The approaches above try to control feelings, or to substitute better feelings for those that are painful, or to temporarily distract us from what hurts through exercises and activity. But none of this allows hurting feelings to tell us their meaning, our personal unfolding story.
Being Here, Living Now
There is another angle to this new perspective. The reality you listen to is in the present, not the past! It is the reality of your own feeling inside you RIGHT NOW. It’s not some outside event or circumstance that has already occurred, or that you anticipate might happen in the future. It is being with yourself, your own body here and now! It is assuming responsibility for companioning your body’s stress here and now, rather than pursuing the path of neglect or blaming that changes absolutely nothing.
This is not about remembering or reliving some old trauma. Your attention is upon what is real INSIDE YOU right now. This is the place where change can take place inside yourself. Your feelings are doorways into all the unheard stories and felt sensing that lie waiting to unfold within you. This is where a bond must be built. This is where the healing connection is made. This is where an overlooked link can carry you across the threshold to change in the way it feels, so that a fresh new perspective on life and on yourself may grow inside you.

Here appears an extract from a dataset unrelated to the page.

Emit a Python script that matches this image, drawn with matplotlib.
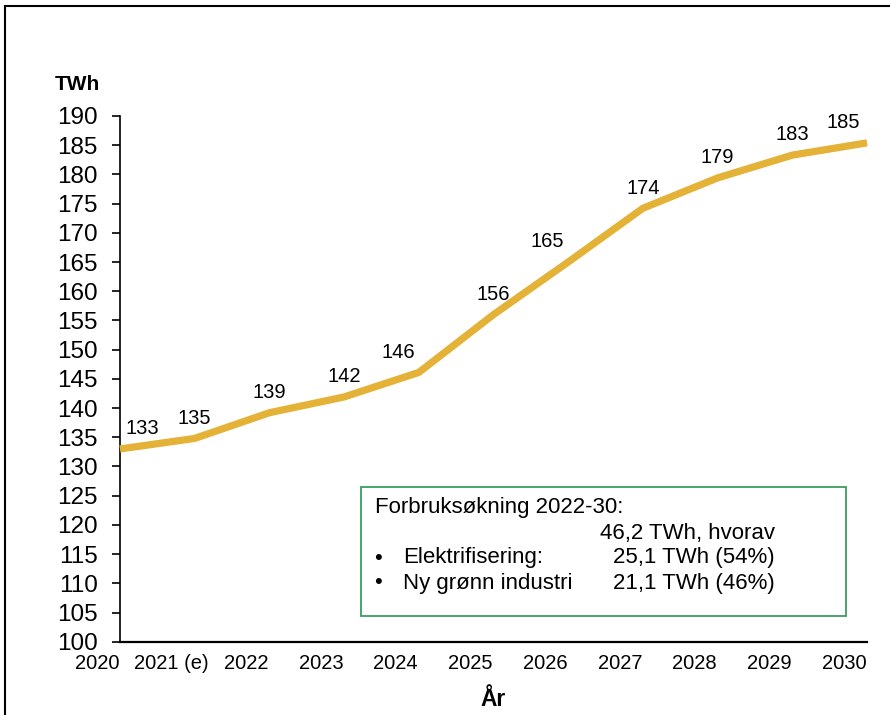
import matplotlib
matplotlib.use("Agg")
import matplotlib.pyplot as plt
from matplotlib.patches import Rectangle
from matplotlib.transforms import ScaledTranslation

plt.rcParams["font.family"] = ["Liberation Sans", "DejaVu Sans"]

# data
years = [2020, 2021, 2022, 2023, 2024, 2025, 2026, 2027, 2028, 2029, 2030]
year_labels = ["2020", "2021 (e)", "2022", "2023", "2024", "2025",
               "2026", "2027", "2028", "2029", "2030"]
twh = [133.0, 134.8, 139.2, 141.9, 146.1, 156.0, 165.0, 174.2, 179.4, 183.3, 185.4]

box_title = "Forbruksøkning 2022-30:"
box_total = "46,2 TWh, hvorav"
box_items = ["Elektrifisering:", "Ny grønn industri"]
box_values = ["25,1 TWh (54%)", "21,1 TWh (46%)"]

# label shifts (points) so labels clear the line like in the original
label_dx = [16, 0, 0, 0, -15, 0, -15, 0, 0, 0, -17]

gold = "#E3B236"
green = "#3C9C5E"

fig = plt.figure(figsize=(8.9, 7.15), dpi=100)
ax = fig.add_axes([0.1348, 0.1025, 0.9742 - 0.1348, 0.8378 - 0.1025])

ax.plot(years, twh, color=gold, lw=5.2, solid_joinstyle="miter",
        solid_capstyle="butt", clip_on=False, zorder=3)
for x, v, dx in zip(years, twh, label_dx):
    ax.annotate(f"{v:.0f}", (x, v), xytext=(dx, 14.5), textcoords="offset points",
                ha="center", va="center", fontsize=14.5)

ax.set_xlim(2020, 2030)
ax.set_ylim(100, 190)
ax.set_yticks(range(100, 191, 5))
ax.tick_params(axis="y", labelsize=17.5, length=6, width=1.2, pad=10, direction="out")
ax.set_xticks(years)
ax.set_xticklabels(year_labels)
ax.tick_params(axis="x", labelsize=14.5, length=0, pad=8.5)
# the category labels sit a bit left of the data points in the original
shift = ScaledTranslation(-0.23, 0, fig.dpi_scale_trans)
for lab in ax.get_xticklabels():
    lab.set_transform(lab.get_transform() + shift)

for s in ["top", "right"]:
    ax.spines[s].set_visible(False)
ax.spines["left"].set_linewidth(1.2)
ax.spines["bottom"].set_linewidth(1.6)

fig.text(77 / 890, 1 - 85 / 715, "TWh", ha="center", va="center",
         fontsize=15, fontweight="bold")
fig.text(493 / 890, 1 - 700 / 715, "År", ha="center", va="center",
         fontsize=16.5, fontweight="bold")

# info box
fig.patches.append(Rectangle((361 / 890, 1 - 616 / 715), (846 - 361) / 890, (616 - 487) / 715,
                             transform=fig.transFigure, fill=False, edgecolor=green, lw=1.3))
fs = 16
fig.text(375 / 890, 1 - 508 / 715, box_title, ha="left", va="center", fontsize=fs)
fig.text(775 / 890, 1 - 533 / 715, box_total, ha="right", va="center", fontsize=fs)
for i, (item, val) in enumerate(zip(box_items, box_values)):
    yy = 1 - (558 + 25 * i) / 715
    fig.text(378 / 890, yy, "•", ha="center", va="center", fontsize=fs)
    fig.text(403 / 890, yy, item, ha="left", va="center", fontsize=fs)
    fig.text(775 / 890, yy, val, ha="right", va="center", fontsize=fs)

# outer frame of the slide
fig.patches.append(Rectangle((5 / 890, -0.1), 1.2, 1.1 - 6 / 715,
                             transform=fig.transFigure, fill=False, edgecolor="black", lw=1.5))

fig.savefig("out.png", dpi=100)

The potential caring connection that heals is already right within you! It is caring for your own body burdened by all that it must bear. “I want to run away from…” “I feel confused by…..” “I feel guilty about…..” “I am fearful over…..” “I hold myself numb around…..” “I feel lonely when carrying…..” Such stories are inside you, within your body’s feelings, waiting to be heard with patience, perseverance, and a caring presence.
PLEASE NOTE:
The Institute and its members do not teach the habit of noticing and nurturing important feelings as a substitute for professional psychotherapeutic or psychiatric care for those who need it, nor as a substitute for training and licensing in the above health fields.